What Will the Future of the Menswear Runway Look Like?
An unease is settling over men’s fashion, hinting at a category that may be running out of room to reinvent itself
A landscape loosing its footing
In recent seasons, the menswear landscape has begun to feel unsteady, as if the industry is trying to name a shift that has been unfolding in the background. What once felt like a stable and predictable corner of fashion is now marked by canceled runway shows, thinning schedules, and collections that appear to be repeating the same ideas.
The question circulating through studios and fashion weeks is simple: Is menswear entering a creative crisis?
The signs are growing. London’s dedicated men’s week was cancelled entirely. Milan’s menswear calendar is shrinking each year. Designers describe a mood of uncertainty that sits just behind the scenes, probably a pressure that is neither dramatic nor outwardly chaotic but unmistakably present.
The industry’s long-held belief that menswear is steady has become less convincing at a moment when many major houses are reconsidering the value of a standalone men’s collection.
A category built on familiarity meets its limits
Part of the tension comes from the structure of the category itself. Men have historically designed menswear, which often leaves an audience reluctant to be pushed beyond familiar silhouettes. The idea that men do not like being told what to wear has shaped decades of design strategy. That resistance now feels like a real constraint. Designers can push only so far before the market pulls them back.
In response, several luxury houses have begun to condense or eliminate menswear shows. Emporio Armani, for example, is shifting to a co-ed format. At Kering, the stabilisation plan led to the removal of menswear from Alexander McQueen’s runway, leaving it as a commercial product rather than a creative focus.
Gucci has been presenting co-ed for years and intends to continue. The fate of menswear remains uncertain at Loewe, Balenciaga, and Givenchy, all of which are navigating new creative directions.
The pattern continues across LVMH. Dior Men has not held a dedicated Resort show since 2022. Jonathan Anderson presented his latest Pre-Fall 2026 menswear collection only through a lookbook.
Louis Vuitton last staged a men’s pre-collection runway in 2023. Since then, the House has limited itself to two annual men’s shows, while womenswear continues at a faster pace. Fendi and Kenzo merged both lines into co-ed presentations, and Berluti, which primarily serves men, has not shown for five years.
When commercial logic outruns creative vision
Behind these decisions is a practical reality. Staging a show costs millions. Menswear does not currently generate the same level of sales or cultural attention as womenswear. The category that produces the least revenue often becomes the first to be scaled back.
At the same time, the men who care most about fashion are shifting their attention to smaller labels. Conversations in niche communities focus on brands like Auralee, Our Legacy, Acne Studios, COS, and Uniqlo. They have built strong followings by offering distilled silhouettes and exceptional materials, rather than dramatic reinvention.
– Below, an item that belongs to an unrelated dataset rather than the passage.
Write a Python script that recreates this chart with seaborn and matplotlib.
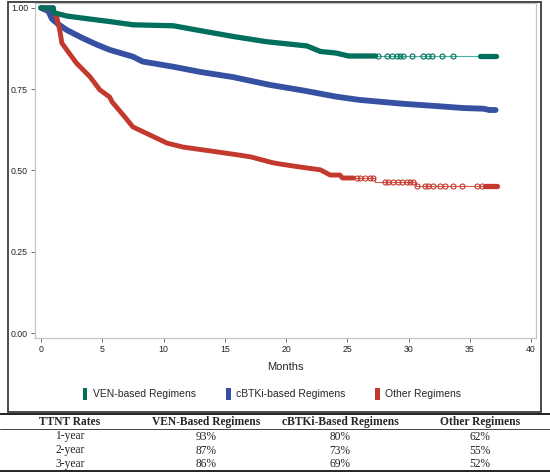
import numpy as np
import pandas as pd
import matplotlib
matplotlib.use("Agg")
import matplotlib.pyplot as plt
from matplotlib.patches import Patch, Rectangle
from matplotlib.lines import Line2D
import seaborn as sns

# Kaplan-Meier style curves (months, proportion)
# VEN-based regimens
ven_t = [0, 1.0, 1.05, 2.1, 3.5, 5.6, 7.5, 10.8, 13.0, 15.7, 18.4, 21.7, 22.8, 24.1, 25.1, 27.3]
ven_s = [1.0, 1.0, 0.985, 0.975, 0.968, 0.958, 0.948, 0.945, 0.93, 0.912, 0.896, 0.883, 0.866, 0.861, 0.852, 0.852]
ven_tail_t = [27.3, 37.1]
ven_tail_s = [0.852, 0.852]
ven_cens_t = [27.54, 28.22, 28.63, 29.03, 29.31, 29.58, 30.26, 31.21, 31.62, 31.89, 32.71, 33.66]
ven_cens_s = [0.852] * 12
ven_end_t = [35.85, 37.1]
ven_end_s = [0.852, 0.852]

# cBTKi-based regimens
btk_t = [0, 0.6, 0.9, 1.4, 2.1, 3.4, 4.5, 5.6, 7.5, 8.3, 10.8, 13.0, 15.7, 18.7, 21.4,
         24.1, 26.0, 29.6, 32.3, 34.5, 36.1, 36.6, 37.1]
btk_s = [1.0, 0.99, 0.966, 0.95, 0.932, 0.907, 0.888, 0.871, 0.85, 0.835, 0.819, 0.803, 0.787,
         0.763, 0.746, 0.727, 0.717, 0.705, 0.698, 0.692, 0.69, 0.686, 0.686]

# Other regimens
oth_t = [0, 1.0, 1.05, 1.3, 1.55, 1.7, 2.1, 2.9, 4.0, 4.8, 5.6, 5.8, 6.7, 7.5, 8.9, 10.3, 11.6,
         14.4, 15.7, 17.1, 18.9, 19.5, 20.9, 22.8, 23.6, 24.4, 24.6, 25.5]
oth_s = [1.0, 1.0, 0.985, 0.97, 0.927, 0.892, 0.871, 0.83, 0.788, 0.748, 0.726, 0.711, 0.671,
         0.634, 0.609, 0.584, 0.572, 0.557, 0.55, 0.542, 0.524, 0.52, 0.512, 0.502, 0.486,
         0.486, 0.477, 0.477]
oth_tail_t = [25.5, 27.27, 27.27, 30.6, 30.6, 37.2]
oth_tail_s = [0.477, 0.477, 0.466, 0.466, 0.453, 0.453]
oth_cens_t = [25.77, 26.04, 26.45, 26.86, 27.13,
              28.08, 28.35, 28.76, 29.17, 29.44, 29.85, 30.12, 30.39,
              30.67, 31.35, 31.62, 32.03, 32.57, 32.98, 33.66, 34.34, 35.56, 35.97]
oth_cens_s = [0.477] * 5 + [0.466] * 8 + [0.453] * 10
oth_end_t = [36.24, 37.2]
oth_end_s = [0.453, 0.453]

labels = ["VEN-based Regimens", "cBTKi-based Regimens", "Other Regimens"]
dark = {"ven": "#00705c", "btk": "#3650a2", "oth": "#c4392d"}
light = {"ven": "#48b3a3", "oth": "#d8584c"}

# table values
tab_cols = ["TTNT Rates", "VEN-Based Regimens", "cBTKi-Based Regimens", "Other Regimens"]
tab_rows = ["1-year", "2-year", "3-year"]
ven_rate = ["93%", "87%", "86%"]
btk_rate = ["80%", "73%", "69%"]
oth_rate = ["62%", "55%", "52%"]

sns.set_style("white")
plt.rcParams["font.family"] = ["Liberation Sans", "DejaVu Sans"]

fig = plt.figure(figsize=(5.5, 4.74), dpi=100)
ax = fig.add_axes([35 / 550, 1 - 338 / 474, 501 / 550, 335 / 474])


def band(t, s, col, lw=3.8):
    sns.lineplot(x=t, y=s, ax=ax, color=col, lw=lw, estimator=None, sort=False,
                 solid_capstyle="round", solid_joinstyle="round")


def thin(t, s, col):
    sns.lineplot(x=t, y=s, ax=ax, color=col, lw=0.8, estimator=None, sort=False)


def cens(t, s, col):
    ax.plot(t, s, ls="none", marker="o", ms=3.6, mfc="none", mec=col, mew=0.8)


# cBTKi
band(btk_t, btk_s, dark["btk"], lw=4.2)
# Other
thin(oth_tail_t, oth_tail_s, light["oth"])
cens(oth_cens_t, oth_cens_s, dark["oth"])
band(oth_end_t, oth_end_s, dark["oth"])
band(oth_t, oth_s, dark["oth"], lw=3.5)
# VEN
thin(ven_tail_t, ven_tail_s, light["ven"])
cens(ven_cens_t, ven_cens_s, dark["ven"])
band(ven_end_t, ven_end_s, dark["ven"])
band(ven_t, ven_s, dark["ven"])

ax.set_xlim(-0.49, 40.4)
ax.set_ylim(-0.015, 1.015)
ax.set_xticks(range(0, 41, 5))
ax.set_yticks([0, 0.25, 0.5, 0.75, 1.0])
ax.set_yticklabels(["0.00", "0.25", "0.50", "0.75", "1.00"])
ax.tick_params(axis="both", labelsize=6.3, colors="#555555", labelcolor="#222222",
               length=3, width=0.6, direction="out", pad=2)
ax.tick_params(axis="both", left=True, bottom=True)
for sp in ax.spines.values():
    sp.set_color("#c4c4c4")
    sp.set_linewidth(0.9)
ax.set_xlabel("Months", fontsize=8, color="#222222", labelpad=6)
ax.set_ylabel("")

# legend
handles = [Patch(facecolor=dark[k], edgecolor="none") for k in ["ven", "btk", "oth"]]
fig.legend(handles, labels, loc="center", bbox_to_anchor=(272 / 550, 1 - 394 / 474), ncol=3,
           frameon=False, fontsize=7.5, handlelength=0.45, handleheight=1.3,
           handletextpad=0.5, columnspacing=2.9)

# outer frame around the figure part
fig.add_artist(Rectangle((8 / 550, 1 - 412 / 474), 533 / 550, 410 / 474,
                         transform=fig.transFigure, fill=False, ec="#3c3c3c", lw=1.3))

# table below
fig.add_artist(Line2D([0, 1], [1 - 414 / 474] * 2, transform=fig.transFigure, color="#222222", lw=1.4))
fig.add_artist(Line2D([0, 1], [1 - 429 / 474] * 2, transform=fig.transFigure, color="#222222", lw=0.6))
fig.add_artist(Line2D([0, 1], [1 - 471 / 474] * 2, transform=fig.transFigure, color="#222222", lw=1.4))

col_x = [70, 206, 340, 480]
row_y = [436.5, 450.5, 464]
serif = ["Liberation Serif", "DejaVu Serif"]
for cx, name in zip(col_x, tab_cols):
    fig.text(cx / 550, 1 - 422 / 474, name, ha="center", va="center", fontsize=8.3,
             fontweight="bold", family=serif)
columns = [tab_rows, ven_rate, btk_rate, oth_rate]
for cx, vals in zip(col_x, columns):
    for ry, v in zip(row_y, vals):
        fig.text(cx / 550, 1 - ry / 474, v, ha="center", va="center", fontsize=8.3,
                 family=serif, color="#222222")

plt.savefig("out.png", dpi=100)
Despite this enthusiasm, the broader menswear market appears stagnant. Basic clothing still dominates sales. Trend cycles move slowly. A sense of sameness has settled over much of the category.
Tailoring, utilitarian, grunge, and preppy styles blur into a familiar loop, and even the minimalist Japanese labels remain anchored to variations of these themes. The result is a feeling that menswear is not evolving quickly enough to keep pace with consumer expectations or cultural shifts.
A retreat from the center of fashion’s stage
The question is not whether menswear is disappearing. Instead, the industry is asking why the category seems to be retreating from the spotlight. The answer appears to lie in its structural limits and in a market that rewards safety over experimentation.
Until those limits are reconsidered, menswear may remain in this uneasy period, waiting for a new design language that can push it forward again.
Menswear shows are disappearing because major luxury houses are consolidating collections into co-ed formats or digital lookbooks. Rising production costs and lower commercial returns compared with womenswear have also led brands to scale back standalone menswear presentations.
Many consider menswear to be in a creative lull. The category has struggled to innovate beyond traditional tailoring and workwear, while audiences often resist radical changes, making it harder for designers to push boundaries.
Emporio Armani, Gucci, McQueen, Dior Men, Louis Vuitton, Fendi, and Kenzo have all moved toward co-ed shows or digital presentations.
Labels such as Auralee and Our Legacy attract attention by focusing on quality materials and minimalist designs. These brands appeal to niche audiences who value craftsmanship and subtle innovation over runway spectacle.
Men should focus on elevated basics and timeless pieces, such as well-cut jackets, versatile trousers, and high-quality fabrics. Investing in durable and refined items ensures style longevity.